■ **DATA PROVIDED**:

════════════════════

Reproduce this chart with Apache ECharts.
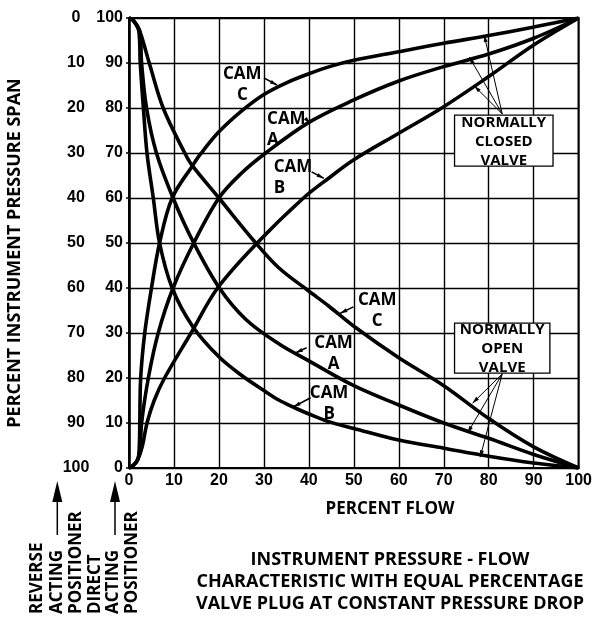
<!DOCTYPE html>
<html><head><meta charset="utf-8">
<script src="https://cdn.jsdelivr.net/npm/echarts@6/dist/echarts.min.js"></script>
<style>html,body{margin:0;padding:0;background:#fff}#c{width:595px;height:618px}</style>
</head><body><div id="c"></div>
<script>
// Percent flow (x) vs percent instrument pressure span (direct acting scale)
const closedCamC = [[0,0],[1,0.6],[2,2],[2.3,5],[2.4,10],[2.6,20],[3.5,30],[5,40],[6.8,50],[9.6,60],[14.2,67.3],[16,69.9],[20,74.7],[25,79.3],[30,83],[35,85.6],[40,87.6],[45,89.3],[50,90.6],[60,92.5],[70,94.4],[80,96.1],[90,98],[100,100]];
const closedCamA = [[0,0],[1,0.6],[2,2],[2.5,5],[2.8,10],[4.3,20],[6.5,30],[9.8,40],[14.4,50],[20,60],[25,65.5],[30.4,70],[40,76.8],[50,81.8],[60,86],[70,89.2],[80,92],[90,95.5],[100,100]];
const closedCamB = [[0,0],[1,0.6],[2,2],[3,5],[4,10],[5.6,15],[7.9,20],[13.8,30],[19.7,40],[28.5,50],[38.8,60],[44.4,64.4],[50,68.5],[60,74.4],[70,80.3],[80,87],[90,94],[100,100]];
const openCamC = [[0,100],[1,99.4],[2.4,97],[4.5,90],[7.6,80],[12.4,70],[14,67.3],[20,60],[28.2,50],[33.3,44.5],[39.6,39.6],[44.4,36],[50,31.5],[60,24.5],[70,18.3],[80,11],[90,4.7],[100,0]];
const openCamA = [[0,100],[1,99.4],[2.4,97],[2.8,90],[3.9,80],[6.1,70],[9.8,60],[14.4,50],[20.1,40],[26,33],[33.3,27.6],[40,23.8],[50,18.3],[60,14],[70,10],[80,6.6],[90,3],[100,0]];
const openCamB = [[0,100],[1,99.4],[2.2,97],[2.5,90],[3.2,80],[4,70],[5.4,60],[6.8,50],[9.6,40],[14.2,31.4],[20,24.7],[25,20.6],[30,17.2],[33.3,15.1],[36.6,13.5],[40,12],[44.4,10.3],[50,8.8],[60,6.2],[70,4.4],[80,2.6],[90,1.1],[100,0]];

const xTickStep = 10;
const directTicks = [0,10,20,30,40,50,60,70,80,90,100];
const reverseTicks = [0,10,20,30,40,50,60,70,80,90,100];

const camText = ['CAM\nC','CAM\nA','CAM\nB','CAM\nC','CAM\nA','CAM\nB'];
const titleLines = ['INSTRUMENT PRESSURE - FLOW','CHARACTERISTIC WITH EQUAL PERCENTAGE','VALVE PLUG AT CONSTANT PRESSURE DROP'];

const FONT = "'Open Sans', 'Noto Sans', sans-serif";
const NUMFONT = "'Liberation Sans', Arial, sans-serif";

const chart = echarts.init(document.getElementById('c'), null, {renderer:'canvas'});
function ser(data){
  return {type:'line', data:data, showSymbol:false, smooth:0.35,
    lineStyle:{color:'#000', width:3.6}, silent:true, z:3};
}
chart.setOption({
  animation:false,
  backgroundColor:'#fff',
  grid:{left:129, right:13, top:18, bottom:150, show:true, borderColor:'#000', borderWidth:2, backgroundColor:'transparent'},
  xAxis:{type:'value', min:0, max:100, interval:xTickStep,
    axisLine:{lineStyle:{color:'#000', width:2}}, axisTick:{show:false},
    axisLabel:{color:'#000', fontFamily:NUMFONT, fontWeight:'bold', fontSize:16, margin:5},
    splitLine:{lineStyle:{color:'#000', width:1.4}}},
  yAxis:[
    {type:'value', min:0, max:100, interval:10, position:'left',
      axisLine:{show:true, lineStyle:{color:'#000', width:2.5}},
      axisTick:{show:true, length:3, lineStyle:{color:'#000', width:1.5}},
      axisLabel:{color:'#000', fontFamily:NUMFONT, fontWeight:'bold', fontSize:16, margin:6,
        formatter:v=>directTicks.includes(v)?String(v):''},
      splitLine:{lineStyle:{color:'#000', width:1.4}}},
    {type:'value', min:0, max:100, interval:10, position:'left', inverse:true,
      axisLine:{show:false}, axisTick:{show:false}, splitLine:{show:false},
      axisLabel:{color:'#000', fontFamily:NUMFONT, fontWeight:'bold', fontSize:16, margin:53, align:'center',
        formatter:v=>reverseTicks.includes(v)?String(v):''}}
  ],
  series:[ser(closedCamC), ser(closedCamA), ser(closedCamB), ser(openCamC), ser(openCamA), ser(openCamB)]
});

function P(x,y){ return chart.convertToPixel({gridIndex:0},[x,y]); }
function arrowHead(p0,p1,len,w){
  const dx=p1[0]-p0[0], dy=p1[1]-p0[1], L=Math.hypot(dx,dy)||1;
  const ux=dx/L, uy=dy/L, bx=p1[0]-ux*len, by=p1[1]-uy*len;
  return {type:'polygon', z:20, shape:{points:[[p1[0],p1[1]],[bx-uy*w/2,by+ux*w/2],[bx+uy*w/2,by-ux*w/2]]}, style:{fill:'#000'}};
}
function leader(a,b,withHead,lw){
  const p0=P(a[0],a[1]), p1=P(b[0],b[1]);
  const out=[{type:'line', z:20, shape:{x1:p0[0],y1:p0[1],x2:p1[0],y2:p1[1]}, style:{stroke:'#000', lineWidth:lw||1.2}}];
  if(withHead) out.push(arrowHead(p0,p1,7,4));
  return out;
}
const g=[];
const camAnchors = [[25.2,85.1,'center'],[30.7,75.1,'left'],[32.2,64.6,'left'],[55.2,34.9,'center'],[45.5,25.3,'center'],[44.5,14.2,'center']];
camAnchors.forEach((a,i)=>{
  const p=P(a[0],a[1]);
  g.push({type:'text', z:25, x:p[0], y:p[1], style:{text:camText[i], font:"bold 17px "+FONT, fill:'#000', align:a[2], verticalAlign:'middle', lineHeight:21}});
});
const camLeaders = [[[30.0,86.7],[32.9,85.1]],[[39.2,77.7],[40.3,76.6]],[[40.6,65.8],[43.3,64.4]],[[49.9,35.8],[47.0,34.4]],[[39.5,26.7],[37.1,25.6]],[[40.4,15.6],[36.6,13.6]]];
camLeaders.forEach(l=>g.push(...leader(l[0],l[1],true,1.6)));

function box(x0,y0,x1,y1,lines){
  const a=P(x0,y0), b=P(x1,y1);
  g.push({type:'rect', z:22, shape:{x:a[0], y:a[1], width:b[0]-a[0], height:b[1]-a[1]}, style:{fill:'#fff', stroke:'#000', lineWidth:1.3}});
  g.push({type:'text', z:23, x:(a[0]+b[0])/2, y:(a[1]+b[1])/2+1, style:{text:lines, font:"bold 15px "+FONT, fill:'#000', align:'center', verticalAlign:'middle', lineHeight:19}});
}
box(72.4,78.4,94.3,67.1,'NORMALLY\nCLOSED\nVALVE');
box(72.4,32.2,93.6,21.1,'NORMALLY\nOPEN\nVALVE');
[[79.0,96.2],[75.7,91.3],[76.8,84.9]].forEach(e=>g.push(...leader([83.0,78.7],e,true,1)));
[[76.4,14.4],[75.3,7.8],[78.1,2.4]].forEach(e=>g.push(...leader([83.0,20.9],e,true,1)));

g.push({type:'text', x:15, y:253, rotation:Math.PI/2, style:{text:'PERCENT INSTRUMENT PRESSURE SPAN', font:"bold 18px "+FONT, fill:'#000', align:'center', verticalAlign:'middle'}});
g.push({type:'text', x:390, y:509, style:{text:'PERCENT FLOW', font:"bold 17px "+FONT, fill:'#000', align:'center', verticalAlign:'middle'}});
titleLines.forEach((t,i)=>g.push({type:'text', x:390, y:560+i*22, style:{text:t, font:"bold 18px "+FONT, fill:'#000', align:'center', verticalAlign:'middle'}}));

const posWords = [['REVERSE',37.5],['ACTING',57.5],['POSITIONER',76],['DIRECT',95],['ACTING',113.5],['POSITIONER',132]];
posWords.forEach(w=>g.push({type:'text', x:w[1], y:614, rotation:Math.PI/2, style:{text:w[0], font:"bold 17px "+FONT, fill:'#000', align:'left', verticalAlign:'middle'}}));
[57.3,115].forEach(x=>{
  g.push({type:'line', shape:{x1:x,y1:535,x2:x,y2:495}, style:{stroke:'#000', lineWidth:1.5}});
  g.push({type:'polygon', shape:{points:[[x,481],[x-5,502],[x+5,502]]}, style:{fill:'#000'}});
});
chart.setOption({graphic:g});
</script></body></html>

════════════════════

■ **TASK TO CARRY OUT**:
Repeat the listing above up to and including the line with "const reverseTicks = [0,10,20,30,40,50,60,70,80,90,100];", starting from its first line. Drop any pictures.

■ **TASK OUTPUT**:
Reproduce this chart with Apache ECharts.
<!DOCTYPE html>
<html><head><meta charset="utf-8">
<script src="https://cdn.jsdelivr.net/npm/echarts@6/dist/echarts.min.js"></script>
<style>html,body{margin:0;padding:0;background:#fff}#c{width:595px;height:618px}</style>
</head><body><div id="c"></div>
<script>
// Percent flow (x) vs percent instrument pressure span (direct acting scale)
const closedCamC = [[0,0],[1,0.6],[2,2],[2.3,5],[2.4,10],[2.6,20],[3.5,30],[5,40],[6.8,50],[9.6,60],[14.2,67.3],[16,69.9],[20,74.7],[25,79.3],[30,83],[35,85.6],[40,87.6],[45,89.3],[50,90.6],[60,92.5],[70,94.4],[80,96.1],[90,98],[100,100]];
const closedCamA = [[0,0],[1,0.6],[2,2],[2.5,5],[2.8,10],[4.3,20],[6.5,30],[9.8,40],[14.4,50],[20,60],[25,65.5],[30.4,70],[40,76.8],[50,81.8],[60,86],[70,89.2],[80,92],[90,95.5],[100,100]];
const closedCamB = [[0,0],[1,0.6],[2,2],[3,5],[4,10],[5.6,15],[7.9,20],[13.8,30],[19.7,40],[28.5,50],[38.8,60],[44.4,64.4],[50,68.5],[60,74.4],[70,80.3],[80,87],[90,94],[100,100]];
const openCamC = [[0,100],[1,99.4],[2.4,97],[4.5,90],[7.6,80],[12.4,70],[14,67.3],[20,60],[28.2,50],[33.3,44.5],[39.6,39.6],[44.4,36],[50,31.5],[60,24.5],[70,18.3],[80,11],[90,4.7],[100,0]];
const openCamA = [[0,100],[1,99.4],[2.4,97],[2.8,90],[3.9,80],[6.1,70],[9.8,60],[14.4,50],[20.1,40],[26,33],[33.3,27.6],[40,23.8],[50,18.3],[60,14],[70,10],[80,6.6],[90,3],[100,0]];
const openCamB = [[0,100],[1,99.4],[2.2,97],[2.5,90],[3.2,80],[4,70],[5.4,60],[6.8,50],[9.6,40],[14.2,31.4],[20,24.7],[25,20.6],[30,17.2],[33.3,15.1],[36.6,13.5],[40,12],[44.4,10.3],[50,8.8],[60,6.2],[70,4.4],[80,2.6],[90,1.1],[100,0]];

const xTickStep = 10;
const directTicks = [0,10,20,30,40,50,60,70,80,90,100];
const reverseTicks = [0,10,20,30,40,50,60,70,80,90,100];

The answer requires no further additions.